Reste enfin à savoir si la promesse de production d’hydrogène vert pourra être tenue. Car sur le papier, les objectifs sont forts : « les partenaires ont l'intention de développer et de réaliser conjointement un écosystème hydrogène vert produit par électrolyse avec de l'électricité renouvelable pour couvrir l'ensemble de la chaîne de valeur depuis la génération d'électricité, en passant par la production de l'hydrogène vert, jusqu'á sa distribution, l'usage en mobilité et à une diversification des utilisations complémentaires de ce dernier. »
Pour créer son hydrogène, H2 Metz va devoir consommer de l’électricité « verte ». Mais pour l’instant, aucune précision n’est donnée sur l’origine des Mégawatts (éolien, solaire ?) qui seront utilisés ni comment ils seront acheminés pour un projet qui devrait commencer à sortir de terre en 2025.
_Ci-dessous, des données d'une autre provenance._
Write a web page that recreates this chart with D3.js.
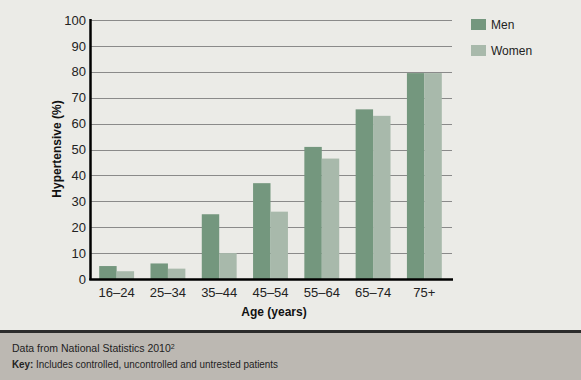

Nul doute qu’une solution sera trouvée, entre gens de bonne compagnie…
Making of
Contactés, Pascal Gauthier, Directeur Général des Services de l'eurométropole de Metz, la direction générale de l'eurométropole, Marjorie Maffert-Pellat, Secrétaire Générale de l'eurométropole, Monsieur Noël Jouaville, président du Conseil d’Administration du groupe UEM, la direction de la communication du groupe UEM, n'ont pas répondu à nos questions.